The Hot Dry Rock project was conceived and developed at Los Alamos between 1970 and 1996. It explored of one of the planet's great untapped energy resources — the superheated rock that lies beneath the surface of the earth almost everywhere in the world.
The concept is simple. Water is pumped deep into the earth into hot, crystalline rock via an injection pump. It becomes superheated, and is returned to the surface through production wells. At the surface, the heat is extracted by conventional processes, and the same water is recirculated to mine more heat. Nothing except a small amount of waste heat, is released into the environment.
Fenton Hill, or TA-57 as it was once called, is the birthplace of the Hot Dry Rock project at Los Alamos.

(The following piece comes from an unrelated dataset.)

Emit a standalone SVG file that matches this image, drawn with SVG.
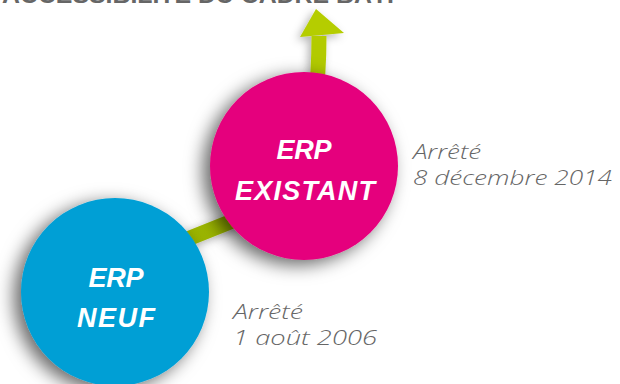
<svg xmlns="http://www.w3.org/2000/svg" width="620" height="384" viewBox="0 0 620 384">
<defs>
<filter id="sh" x="-30%" y="-30%" width="160%" height="160%">
<feDropShadow dx="-7" dy="5" stdDeviation="9" flood-color="#000" flood-opacity="0.6"/>
</filter>
<filter id="sh2" x="-50%" y="-50%" width="200%" height="200%">
<feDropShadow dx="-3" dy="3" stdDeviation="4" flood-color="#000" flood-opacity="0.3"/>
</filter>
<linearGradient id="g" gradientUnits="userSpaceOnUse" x1="190" y1="240" x2="319" y2="20">
<stop offset="0" stop-color="#9ab400"/>
<stop offset="1" stop-color="#b5cd00"/>
</linearGradient>
</defs>
<style>
.title{font-family:"Liberation Sans",sans-serif;font-weight:bold;font-size:24px;fill:#666}
.node{font-family:"Liberation Sans",sans-serif;font-weight:bold;font-style:italic;font-size:27px;fill:#fff}
.note{font-family:"Open Sans","Liberation Sans",sans-serif;font-weight:300;font-style:italic;font-size:21px;fill:#666}
</style>
<rect width="620" height="384" fill="#fff"/>
<text class="title" x="2" y="3" textLength="392" lengthAdjust="spacingAndGlyphs">ACCESSIBILITÉ DU CADRE BÂTI</text>
<g id="connectors" filter="url(#sh2)">
<path d="M150 254 L250 214 Q319 186 319 36" fill="none" stroke="url(#g)" stroke-width="15"/>
<polygon points="316,9 300,37 344,33" fill="#b5cd00"/>
</g>
<g id="erp-neuf">
<circle cx="115" cy="292" r="94" fill="#009fd5" filter="url(#sh)"/>
<text class="node" x="116" y="287" text-anchor="middle" textLength="55">ERP</text>
<text class="node" x="116" y="327" text-anchor="middle" textLength="78">NEUF</text>
</g>
<g id="erp-existant">
<circle cx="304" cy="166" r="94" fill="#e5007d" filter="url(#sh)"/>
<text class="node" x="304" y="159" text-anchor="middle" textLength="55">ERP</text>
<text class="node" x="305" y="200" text-anchor="middle" textLength="140">EXISTANT</text>
</g>
<g id="note-existant">
<text class="note" x="413" y="159" textLength="68" lengthAdjust="spacingAndGlyphs">Arrêté</text>
<text class="note" x="413" y="185" textLength="199" lengthAdjust="spacingAndGlyphs">8 décembre 2014</text>
</g>
<g id="note-neuf">
<text class="note" x="233" y="319" textLength="70" lengthAdjust="spacingAndGlyphs">Arrêté</text>
<text class="note" x="233" y="345" textLength="144" lengthAdjust="spacingAndGlyphs">1 août 2006</text>
</g>
</svg>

The concept was outlined in a patent issued to LANL in 1974 (Robert M. Potter, et al.).
The first Fenton Hill reservoir was constructed over the course of four years, beginning in 1974, and the facility was operated intermittently from 1978 to 1980. This reservoir reached a depth of 2,930 meters (1.8 miles) and a rock temperature of 197 degrees Celsius (387 degrees Fahrenheit).
In 1975, Los Alamos researchers created a second, reservoir at the Fenton Hill site, which was larger, deeper and hotter than the first. This one reached a final depth of 3,064 meters (1.9 miles) and a rock temperature of 205 degrees Celsius (401 degrees Fahrenheit).
When both reservoirs were connected in 1977, a pioneering Hot Dry Rock energy system was born. Heat was produced at rates that would heat several hundred homes.
The new plant was constructed at the site between 1987 and 1991. With the Hot Dry Rock technology, the overall size of a reservoir is a direct function of the total amount of water pumped into the rock during its development. The shape, orientation and internal structure of the reservoir are entirely determined by the local geologic conditions. Once a reservoir is formed, scientists use microseismic technology to determine where production wells can be drilled into the reservoir to most efficiently tap the superheated water that has been injected.
At the Los Alamos project, long-term flow tests of the circulation system and reservoir conducted in 1992 and 1993 proved the Fenton Hill reservoir could produce water with temperatures exceeding 360 degrees Fahrenheit at a rate of 90 to 100 gallons a minute. Generating four thermal megawatts from a single production well, the heat mining technologies proved highly successful. The DOE solicited bids from applicants seeking to deploy the first commercial prototype Hot Dry Rock facility. Although bids were received from commercial organizations, the solicitation was cancelled in October 1995 and work on the project ended due to funding restrictions.
The ideas hatched during the Fenton Hill Hot Dry Rock experiment have been incorporated into broader hydrothermal programs. Using the experience gained at Fenton Hill, Hot Dry Rock field work continued at sites in France, Japan and Australia.